My interest is sparked more by the designs that came from the various manufacturers than their struggles with economics, although admittedly there must be a fairly tight link between the two. There was, say a couple or so years after cessation of hostilities, no problem selling virtually any car that could drag itself out of the factory, witness the pathetic offerings of much of the industry in U.K. Side valve engines, three speed gearboxes, six volt systems and beam front axles could still be found, and chassis frames in some cases.

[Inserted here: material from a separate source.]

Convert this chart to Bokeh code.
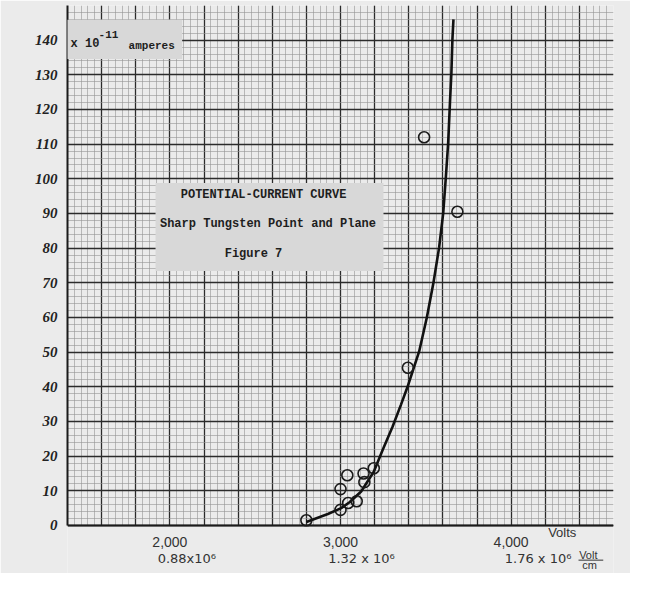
from bokeh.plotting import figure
from bokeh.models import (Range1d, SingleIntervalTicker, FixedTicker, Label,
                          BoxAnnotation, ColumnDataSource)
from bokeh.core.properties import value
from bokeh.embed import file_html
from bokeh.resources import INLINE

# ---- data ----
volts = [2800, 3000, 3000, 3040, 3045, 3095, 3135, 3140, 3195, 3395, 3490, 3685]
current = [1.5, 4.5, 10.5, 14.5, 6.5, 7.0, 15.0, 12.5, 16.5, 45.5, 112.0, 90.5]

curve_volts = [2800, 2926, 3004, 3053, 3121, 3195, 3247, 3305, 3354, 3393, 3461,
               3506, 3545, 3578, 3602, 3617, 3631, 3642, 3650, 3656, 3662]
curve_current = [1.0, 3.3, 5.0, 6.7, 9.8, 15.5, 21.8, 28.5, 34.8, 40.0, 50.2,
                 60.0, 70.1, 80.2, 90.1, 100.2, 110.3, 122.5, 130.6, 140.3, 146.0]

y_ticks = [0, 10, 20, 30, 40, 50, 60, 70, 80, 90, 100, 110, 120, 130, 140]
x_ticks = [2000, 3000, 4000]
x_tick_labels = ["2,000", "3,000", "4,000"]
field_labels = ["0.88x10\u2076", "1.32 x 10\u2076", "1.76 x 10\u2076"]

title_lines = ["POTENTIAL-CURRENT CURVE", "Sharp Tungsten Point and Plane", "Figure 7"]

X0, X1 = 1400, 4600      # extent of the graph paper (volts)
Y0, Y1 = 0, 150          # extent of the graph paper (amperes x 1e-11)

PAPER = "#ebebeb"
INK = "#1a1a1a"
PEN = "#333333"

p = figure(width=630, height=573, output_backend="svg", toolbar_location=None,
           x_range=Range1d(X0, X1), y_range=Range1d(-13.85, Y1),
           min_border_left=67, min_border_right=17, min_border_top=5,
           min_border_bottom=0)
p.background_fill_color = PAPER
p.border_fill_color = PAPER
p.outline_line_color = None

# graph paper
p.xgrid.ticker = SingleIntervalTicker(interval=200, num_minor_ticks=5)
p.ygrid.ticker = SingleIntervalTicker(interval=10, num_minor_ticks=5)
p.xgrid.bounds = (X0, X1)
p.xgrid.cross_bounds = (Y0, Y1)
p.ygrid.bounds = (Y0, Y1)
p.ygrid.cross_bounds = (X0, X1)
for g in (p.xgrid, p.ygrid):
    g.grid_line_color = "#2b2b2b"
    g.grid_line_width = 1.3
    g.minor_grid_line_color = "#939393"
    g.minor_grid_line_width = 0.6

# y axis
yax = p.yaxis[0]
yax.ticker = FixedTicker(ticks=y_ticks)
yax.bounds = (Y0, Y1)
yax.major_tick_line_color = None
yax.minor_tick_line_color = None
yax.axis_line_color = INK
yax.axis_line_width = 2
yax.major_label_standoff = 4
yax.major_label_text_font = "Liberation Serif"
yax.major_label_text_font_style = "bold italic"
yax.major_label_text_font_size = "15px"
yax.major_label_text_color = "#222222"

# x axis, drawn along the bottom edge of the paper
xax = p.xaxis[0]
xax.fixed_location = 0
xax.bounds = (X0, X1)
xax.ticker = FixedTicker(ticks=x_ticks)
xax.major_label_overrides = {t: s for t, s in zip(x_ticks, x_tick_labels)}
xax.major_tick_line_color = None
xax.minor_tick_line_color = None
xax.axis_line_color = INK
xax.axis_line_width = 2
xax.major_label_standoff = 6
xax.major_label_text_font = "Liberation Sans"
xax.major_label_text_font_size = "14px"
xax.major_label_text_color = PEN

# second line of x labels (field strength) and units
hand = dict(text_color=PEN, text_baseline="middle")
for t, s, off in zip(x_ticks, field_labels, [17, 21, 27]):
    p.text(x=[t], y=[-9.4], text=[s], x_offset=off, text_align="center",
           text_font=value("DejaVu Sans"), text_font_size="13px", **hand)
p.text(x=[4000], y=[-2.0], text=["Volts"], x_offset=37, text_align="left",
       text_font=value("Liberation Sans"), text_font_size="13px", **hand)
p.text(x=[4000], y=[-8.5], text=["Volt"], x_offset=68, text_align="left",
       text_font=value("Liberation Sans"), text_font_size="11px", **hand)
p.text(x=[4000], y=[-11.5], text=["cm"], x_offset=71, text_align="left",
       text_font=value("Liberation Sans"), text_font_size="11px", **hand)
p.segment(x0=[4395], y0=[-10.0], x1=[4540], y1=[-10.0], line_color=PEN, line_width=1)

# pasted label boxes
p.add_layout(BoxAnnotation(left=1916, right=3252, bottom=73.4, top=98.8,
                           fill_color="#d8d8d8", fill_alpha=1.0, line_color=None,
                           level="annotation"))
p.add_layout(BoxAnnotation(left=1369, right=2072, bottom=134.6, top=145.9,
                           fill_color="#d8d8d8", fill_alpha=1.0, line_color=None,
                           level="annotation"))

mono = dict(text_font="Liberation Mono", text_font_style="bold",
            text_color="#1e1e1e", text_baseline="middle")
for txt, (tx, ty) in zip(title_lines, [(2549, 95.2), (2575, 87.0), (2490, 78.3)]):
    p.add_layout(Label(x=tx, y=ty, text=txt, text_align="center",
                       text_font_size="12px", **mono))
p.add_layout(Label(x=1418, y=138.8, text="x 10", text_align="left",
                   text_font_size="12px", **mono))
p.add_layout(Label(x=1582, y=141.5, text="-11", text_align="left",
                   text_font_size="11px", **mono))
p.add_layout(Label(x=1758, y=138.4, text="amperes", text_align="left",
                   text_font_size="11px", **mono))

# curve and observations
p.line(curve_volts, curve_current, line_color="#111111", line_width=2.6)
src = ColumnDataSource(dict(v=volts, c=current))
p.scatter("v", "c", source=src, marker="circle", size=11, fill_color=None,
          line_color=INK, line_width=1.6)

open("out.html", "w").write(file_html(p, INLINE))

It suggests lack of enterprise as much as lack of resource, and the seeds planted at that time may well have started the rot that occurred later.

johnfromstaffs EN

2019-07-01 09:23

Coming from a mining area, and attending a Catholic junior school, I can tell you about the influx of Polish families into this area, plus lots of Durham people, to work the new pits in central Staffs. These took a few years to develop, so possibly the pits that had come through the war were difficult to work having been squeezed almost to death by wartime requirements. There was also the problem of the clapped out railway system, again almost worked to a standstill and starved of investment firstly because all the capitalists knew the railways would be nationalised, and then because their new owners (us) had many other priorities, not least the NHS.

Lack of fuel, knackered infrastructure, shortage of skilled workers, and transportation difficulties must have mitigated against steel production in similar manner. There is a theory that, had the war not ended when it did, the U.K. would have experienced a sort of implosion because everything and everyone had been worked into the ground.

It has always struck me as fascinating that the adversarial political system in U.K. invariably produces poor long term decisions, no matter who makes them, the political classes being more interested to steal a march on their perceived enemies than in the long term well being of the country, and that we, the electorate, allow them to get away with it.